While NEMO’s findings demonstrate substantial financial ramifications being felt by museums the world over, it also strikes a positive tone by highlighting some operational opportunities offered up by the crisis.

The fiscal bite is yet to be felt by some museums, but NEMO has found that larger museums and attractions in tourist-rich areas have reported a loss of income between 75% and 80% – with weekly deficits in the hundreds of thousands.

The dust will have to settle before economic pain is truly understood, but the pivotal role museums and the wider cultural sector have played in supporting an isolated public is highlighted as a significant positive in the research.

“Museums have been quick and pro-active in their response to the pandemic. They have shifted their focus to addressing needs within their communities in this situation,” NEMO states.

“From donating masks and gloves to hospitals, to collecting objects and stories of people to preserve and learn from this moment, increasing digital services, sharing collections, offering digital tools, and increasing digital services to engage and comfort people staying at home.”
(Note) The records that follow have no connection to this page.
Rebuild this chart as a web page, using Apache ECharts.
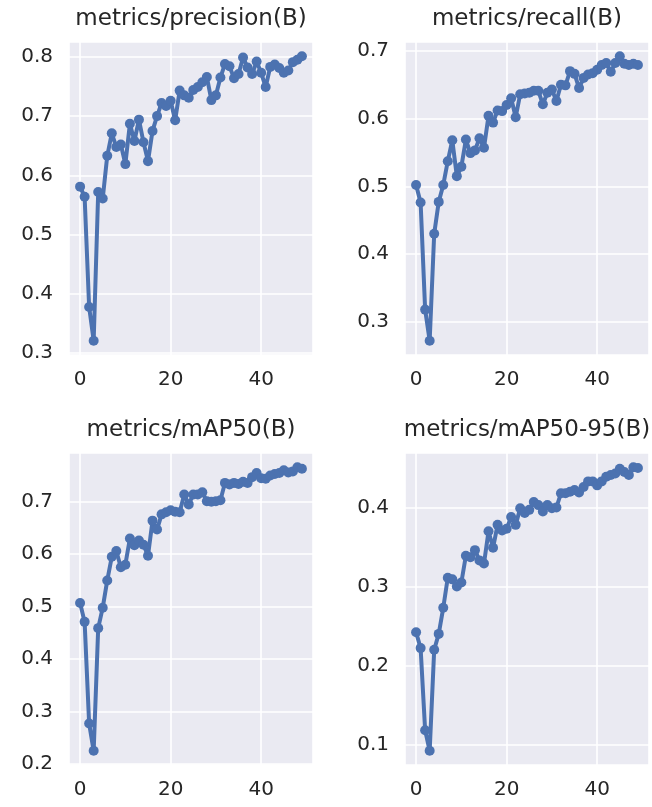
<!DOCTYPE html>
<html>
<head>
<meta charset="utf-8">
<title>metrics</title>
<script src="https://cdn.jsdelivr.net/npm/echarts@6/dist/echarts.min.js"></script>
<style>
  html, body { margin: 0; padding: 0; background: #ffffff; }
  #chart { width: 652px; height: 807px; }
</style>
</head>
<body>
<div id="chart"></div>
<script>
// epochs 0..49
var epochs = [];
for (var e = 0; e < 50; e++) epochs.push(e);

var titles = ['metrics/precision(B)', 'metrics/recall(B)', 'metrics/mAP50(B)', 'metrics/mAP50-95(B)'];

var precision = [0.581, 0.564, 0.378, 0.321, 0.572, 0.561, 0.633, 0.671, 0.648, 0.652,
  0.619, 0.687, 0.658, 0.694, 0.656, 0.624, 0.675, 0.700, 0.722, 0.717,
  0.726, 0.693, 0.743, 0.735, 0.731, 0.744, 0.749, 0.757, 0.766, 0.727,
  0.735, 0.765, 0.788, 0.784, 0.764, 0.771, 0.799, 0.782, 0.771, 0.792,
  0.773, 0.749, 0.783, 0.787, 0.781, 0.773, 0.777, 0.791, 0.795, 0.801];

var recall = [0.502, 0.476, 0.318, 0.272, 0.430, 0.477, 0.502, 0.537, 0.568, 0.515,
  0.529, 0.569, 0.549, 0.553, 0.571, 0.557, 0.604, 0.594, 0.612, 0.611,
  0.620, 0.630, 0.602, 0.636, 0.637, 0.638, 0.641, 0.641, 0.621, 0.638,
  0.643, 0.626, 0.650, 0.649, 0.670, 0.666, 0.645, 0.660, 0.665, 0.667,
  0.672, 0.679, 0.682, 0.669, 0.682, 0.692, 0.681, 0.679, 0.681, 0.679];

var map50 = [0.507, 0.471, 0.277, 0.225, 0.459, 0.498, 0.550, 0.595, 0.606, 0.575,
  0.580, 0.630, 0.617, 0.626, 0.618, 0.597, 0.664, 0.647, 0.676, 0.680,
  0.684, 0.681, 0.680, 0.714, 0.695, 0.714, 0.714, 0.718, 0.701, 0.700,
  0.701, 0.703, 0.736, 0.733, 0.736, 0.734, 0.738, 0.736, 0.747, 0.755,
  0.745, 0.744, 0.750, 0.753, 0.755, 0.760, 0.756, 0.758, 0.766, 0.763];

var map5095 = [0.242, 0.222, 0.118, 0.092, 0.220, 0.240, 0.273, 0.311, 0.309, 0.300,
  0.305, 0.339, 0.337, 0.346, 0.333, 0.329, 0.370, 0.349, 0.378, 0.371,
  0.373, 0.388, 0.378, 0.399, 0.393, 0.397, 0.407, 0.403, 0.395, 0.403,
  0.399, 0.400, 0.418, 0.418, 0.420, 0.422, 0.419, 0.426, 0.433, 0.433,
  0.428, 0.433, 0.439, 0.441, 0.443, 0.449, 0.445, 0.441, 0.451, 0.450];

var xTicks = [0, 20, 40];
var seriesData = [precision, recall, map50, map5095];

var chart = echarts.init(document.getElementById('chart'));

// panel boxes [left, top, width, height]
var boxes = [
  [69, 42, 244, 313],
  [405, 42, 244, 313],
  [69, 453, 244, 312],
  [405, 453, 244, 312]
];

var textColor = '#262626';
var lineColor = '#4C72B0';
var font = 'DejaVu Sans';

var grid = [], xAxis = [], yAxis = [], series = [], title = [];

boxes.forEach(function (b, i) {
  grid.push({
    left: b[0], top: b[1], width: b[2], height: b[3],
    show: true, backgroundColor: '#EAEAF2', borderWidth: 0
  });
  title.push({
    text: titles[i],
    left: b[0] + b[2] / 2,
    top: b[1] - 36,
    textAlign: 'center',
    padding: 0,
    textStyle: { fontFamily: font, fontSize: 23, fontWeight: 'normal', color: textColor, lineHeight: 26 }
  });
  xAxis.push({
    type: 'value', gridIndex: i,
    min: -2.45, max: 51.45, splitNumber: 3,
    axisLine: { show: false }, axisTick: { show: false },
    splitLine: { show: true, lineStyle: { color: '#ffffff', width: 1.6 } },
    axisLabel: {
      fontFamily: font, fontSize: 20, color: textColor, margin: 15,
      formatter: function (v) { return xTicks.indexOf(v) >= 0 ? String(v) : ''; }
    }
  });
  yAxis.push({
    type: 'value', gridIndex: i,
    min: function (v) { return v.min - 0.05 * (v.max - v.min); },
    max: function (v) { return v.max + 0.05 * (v.max - v.min); },
    splitNumber: 5,
    axisLine: { show: false }, axisTick: { show: false },
    splitLine: { show: true, lineStyle: { color: '#ffffff', width: 1.6 } },
    axisLabel: {
      fontFamily: font, fontSize: 20, color: textColor, margin: 16,
      formatter: function (v) {
        var r = Math.round(v * 10) / 10;
        return Math.abs(r - v) < 1e-6 ? r.toFixed(1) : '';
      }
    }
  });
  series.push({
    type: 'line', xAxisIndex: i, yAxisIndex: i,
    data: epochs.map(function (x, k) { return [x, seriesData[i][k]]; }),
    symbol: 'circle', symbolSize: 10, showSymbol: true,
    lineStyle: { color: lineColor, width: 4 },
    itemStyle: { color: lineColor },
    clip: false
  });
});

chart.setOption({
  animation: false,
  backgroundColor: '#ffffff',
  title: title,
  grid: grid,
  xAxis: xAxis,
  yAxis: yAxis,
  series: series
});
</script>
</body>
</html>
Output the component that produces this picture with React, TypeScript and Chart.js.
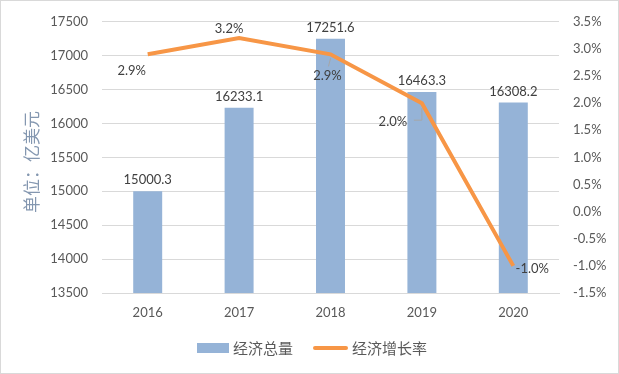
import React, { useEffect, useRef } from "react";
import { Chart, registerables } from "chart.js";

Chart.register(...registerables);

const years = ["2016", "2017", "2018", "2019", "2020"];
const totals = [15000.3, 16233.1, 17251.6, 16463.3, 16308.2];
const growth = [2.9, 3.2, 2.9, 2.0, -1.0];

const BAR_COLOR = "#95b3d7";
const LINE_COLOR = "#f79646";
const TEXT_COLOR = "#595959";
const GRID_COLOR = "#d9d9d9";
const NUM_FONT = "Lato, 'Liberation Sans', sans-serif";
const CJK_FONT = "'Noto Sans CJK SC', sans-serif";

// offsets of growth labels relative to their points (dx, dy)
const growthLabelOffsets = [
  [-16, 16],
  [-10, -9],
  [-3, 21],
  [-29, 19],
  [19, 3],
];

const decorPlugin = {
  id: "decor",
  beforeDraw(chart: any) {
    const { ctx, width, height } = chart;
    ctx.save();
    ctx.fillStyle = "#ffffff";
    ctx.fillRect(0, 0, width, height);
    ctx.restore();
  },
  afterDatasetsDraw(chart: any) {
    const { ctx } = chart;
    ctx.save();
    ctx.font = `13px ${NUM_FONT}`;
    ctx.fillStyle = "#404040";
    ctx.textAlign = "center";
    ctx.textBaseline = "middle";
    const barMeta = chart.getDatasetMeta(0);
    barMeta.data.forEach((el: any, i: number) => {
      ctx.fillText(totals[i].toFixed(1), el.x, el.y - 11);
    });
    const lineMeta = chart.getDatasetMeta(1);
    // leader lines
    ctx.strokeStyle = "#a6a6a6";
    ctx.lineWidth = 1;
    const p2 = lineMeta.data[2];
    ctx.beginPath();
    ctx.moveTo(p2.x - 2, p2.y + 12);
    ctx.lineTo(p2.x, p2.y + 4);
    ctx.stroke();
    const p3 = lineMeta.data[3];
    ctx.beginPath();
    ctx.moveTo(p3.x - 8, p3.y + 17);
    ctx.lineTo(p3.x, p3.y + 17);
    ctx.lineTo(p3.x, p3.y + 5);
    ctx.stroke();
    lineMeta.data.forEach((el: any, i: number) => {
      const [dx, dy] = growthLabelOffsets[i];
      ctx.fillText(growth[i].toFixed(1) + "%", el.x + dx, el.y + dy);
    });
    ctx.restore();
  },
  afterDraw(chart: any) {
    const { ctx, width, height } = chart;
    ctx.save();
    // axis title
    ctx.translate(32, 162);
    ctx.rotate(-Math.PI / 2);
    ctx.font = `17px ${CJK_FONT}`;
    ctx.fillStyle = "#8497b0";
    ctx.textAlign = "center";
    ctx.textBaseline = "middle";
    ctx.fillText("单位：亿美元", 0, 0);
    ctx.restore();

    // legend
    ctx.save();
    ctx.fillStyle = BAR_COLOR;
    ctx.fillRect(197, 343, 32, 10);
    ctx.font = `15px ${CJK_FONT}`;
    ctx.fillStyle = TEXT_COLOR;
    ctx.textAlign = "left";
    ctx.textBaseline = "middle";
    ctx.fillText("经济总量", 233, 348);
    ctx.strokeStyle = LINE_COLOR;
    ctx.lineWidth = 4;
    ctx.lineCap = "round";
    ctx.beginPath();
    ctx.moveTo(315, 348);
    ctx.lineTo(346, 348);
    ctx.stroke();
    ctx.fillText("经济增长率", 352, 348);

    // outer border
    ctx.strokeStyle = GRID_COLOR;
    ctx.lineWidth = 1;
    ctx.strokeRect(0.5, 0.5, width - 1, height - 1);
    ctx.restore();
  },
};

export default function App() {
  const ref = useRef<HTMLCanvasElement | null>(null);
  useEffect(() => {
    document.body.style.margin = "0";
    const canvas = ref.current!;
    const chart = new Chart(canvas, {
      type: "bar",
      data: {
        labels: years,
        datasets: [
          {
            type: "bar",
            label: "经济总量",
            data: totals,
            backgroundColor: BAR_COLOR,
            yAxisID: "y",
            barPercentage: 0.317,
            categoryPercentage: 1,
            order: 2,
          },
          {
            type: "line",
            label: "经济增长率",
            data: growth,
            borderColor: LINE_COLOR,
            backgroundColor: LINE_COLOR,
            borderWidth: 4,
            pointRadius: 0,
            tension: 0,
            yAxisID: "y1",
            order: 1,
          } as any,
        ],
      },
      options: {
        responsive: false,
        animation: false,
        devicePixelRatio: 1,
        layout: { padding: { top: 19, bottom: 46, left: 0, right: 0 } },
        plugins: {
          legend: { display: false },
          tooltip: { enabled: false },
        },
        scales: {
          x: {
            grid: { display: false, drawTicks: false },
            border: { display: true, color: GRID_COLOR },
            ticks: {
              color: TEXT_COLOR,
              font: { family: NUM_FONT, size: 13 },
              padding: 12,
            },
            afterFit(scale: any) {
              scale.height = 35;
            },
          },
          y: {
            position: "left",
            min: 13500,
            max: 17500,
            grid: { color: GRID_COLOR, drawTicks: false },
            border: { display: false },
            ticks: {
              stepSize: 500,
              color: TEXT_COLOR,
              font: { family: NUM_FONT, size: 13 },
              padding: 14,
              callback: (v: any) => String(v),
            },
            afterFit(scale: any) {
              scale.width = 102;
            },
          },
          y1: {
            position: "right",
            min: -1.5,
            max: 3.5,
            grid: { display: false, drawTicks: false },
            border: { display: false },
            ticks: {
              stepSize: 0.5,
              color: TEXT_COLOR,
              font: { family: NUM_FONT, size: 13 },
              padding: 14,
              callback: (v: any) => Number(v).toFixed(1) + "%",
            },
            afterFit(scale: any) {
              scale.width = 60;
            },
          },
        },
      },
      plugins: [decorPlugin],
    });
    return () => chart.destroy();
  }, []);
  return (
    <canvas
      ref={ref}
      width={619}
      height={374}
      style={{ display: "block", width: 619, height: 374 }}
    />
  );
}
While asserting “there is no fast track back to normal”, NEMO encourages the sector to avoid targeting previous normality as the post-pandemic goal. Departing traditional working methods and preparing stronger emergency planning are among the recommendations, with fully embracing digital the report’s key battle cry.

NEMO states that far from being “a distant promise or a source of untapped potential”, digital is essential for museums’ success in future – just as has been the case through lockdown. To deliver this, NEMO asks stakeholders to tailor future budgets and strategies to allow for investments in digital offers, services and infrastructures.

“We must learn from this crisis in order to effectively respond, mitigate, adapt and integrate,” the findings state. “We urge governments to invest in Europe’s cultural heritage in the future, to support what binds us together, while so many other things drive us apart. Museums might not change the world, but museums at their best can show what humanity can do at its best.”